Ni silence frileux, ni slogans creux. Ni surenchère morale, ni retrait stratégique. Mais une parole ancrée dans l’expérience, adossée à la preuve, incarnée dans des gestes concrets.
Car le rôle des entreprises n’est plus seulement d’émettre des messages, mais de créer des dynamiques d’engagement autour d’elles.

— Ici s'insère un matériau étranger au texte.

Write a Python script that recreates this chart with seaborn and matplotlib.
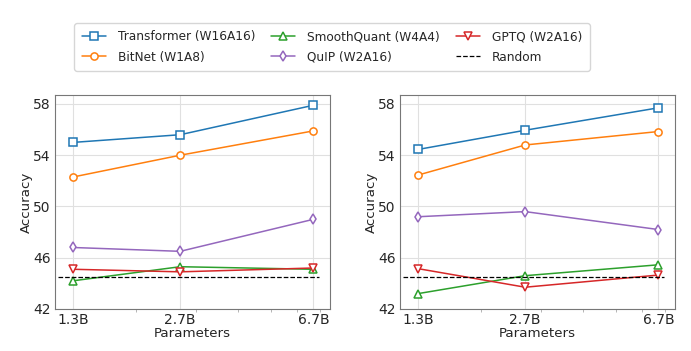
import matplotlib
matplotlib.use("Agg")
import matplotlib.pyplot as plt
import matplotlib.ticker as mticker
import seaborn as sns
import numpy as np

# model sizes (billions) and their tick labels
params = [1.3, 2.7, 6.7]
param_labels = ["1.3B", "2.7B", "6.7B"]

# left panel accuracies
left_transformer = [55.0, 55.6, 57.9]
left_bitnet = [52.3, 54.0, 55.9]
left_smoothquant = [44.2, 45.3, 45.1]
left_quip = [46.8, 46.5, 49.0]
left_gptq = [45.1, 44.9, 45.2]

# right panel accuracies
right_transformer = [54.45, 55.95, 57.7]
right_bitnet = [52.45, 54.8, 55.85]
right_smoothquant = [43.2, 44.6, 45.45]
right_quip = [49.2, 49.6, 48.2]
right_gptq = [45.15, 43.7, 44.65]

random_acc = 44.5

names = ["Transformer (W16A16)", "BitNet (W1A8)", "SmoothQuant (W4A4)",
         "QuIP (W2A16)", "GPTQ (W2A16)"]
colors = ["#1f77b4", "#ff7f0e", "#2ca02c", "#9467bd", "#d62728"]
markers = ["s", "o", "^", "d", "v"]

panels = [
    [left_transformer, left_bitnet, left_smoothquant, left_quip, left_gptq],
    [right_transformer, right_bitnet, right_smoothquant, right_quip, right_gptq],
]

sns.set_style("whitegrid", {"axes.edgecolor": "#777777", "grid.color": "#e0e0e0"})
plt.rcParams['font.family'] = ['DejaVu Sans']

fig = plt.figure(figsize=(6.91, 3.51), dpi=100)
ax1 = fig.add_axes([55/691, 1-309/351, 275/691, 214/351])
ax2 = fig.add_axes([400/691, 1-309/351, 275/691, 214/351])

for ax, series in zip([ax1, ax2], panels):
    for vals, name, c, m in zip(series, names, colors, markers):
        sns.lineplot(x=params, y=vals, color=c, marker=m, markersize=5.2,
                     markerfacecolor="white", markeredgecolor=c,
                     markeredgewidth=1.1, linewidth=1.1, label=name, ax=ax)
    ax.plot([1.17, 6.95], [random_acc, random_acc], "k--", linewidth=0.9, label="Random")
    ax.set_xscale("log")
    ax.set_xlim(1.15, 7.5)
    ax.set_ylim(42, 58.7)
    ax.set_xticks(params)
    ax.set_xticklabels(param_labels)
    ax.xaxis.set_minor_formatter(mticker.NullFormatter())
    ax.tick_params(axis="x", which="minor", length=2, color="#aaaaaa", bottom=True)
    ax.tick_params(axis="both", which="major", labelsize=10, length=0, pad=3)
    ax.set_yticks([42, 46, 50, 54, 58])
    ax.set_xlabel("Parameters", fontsize=9.6, labelpad=0)
    ax.set_ylabel("Accuracy", fontsize=9.6, labelpad=0)
    ax.get_legend().remove()

handles, labels = ax1.get_legend_handles_labels()
fig.legend(handles, labels, loc="center", bbox_to_anchor=(332/691, 1-47/351),
           ncol=3, fontsize=8.7, frameon=True, handlelength=2.0,
           handletextpad=1.0, columnspacing=1.3, borderpad=0.6, labelspacing=0.6)

fig.savefig("out.png", dpi=100)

Au fond, cette période de méfiance est peut-être aussi une opportunité : sans se taire ou de s’excuser d’agir, et si le moment était venu pour les entreprises de réorienter leurs récits vers des sujets plus concrets, plus proches, plus sensibles – comme par exemple la santé globale (physique, mentale, environnementale, sociale), l’avenir de la jeunesse, la reconnexion au local, ou la transition juste, socialement et territorialement ? Des sujets qui sont autant de portes d’entrée vers l’inclusion et l’écologie, mais plus humaines, plus sensibles, plus désirables à court terme et sans doute plus audibles dans un contexte de tension communicationnelle. Des thèmes peut-être moins exposés que le climat ou la biodiversité, mais tout aussi transformateurs — et souvent mieux reçus dans un environnement médiatique saturé.
Tout cela, sans chercher à convaincre, mais en proposant d’expérimenter, en invitant à essayer. Car au fond, l’espoir ne se décrète pas. Il se pratique.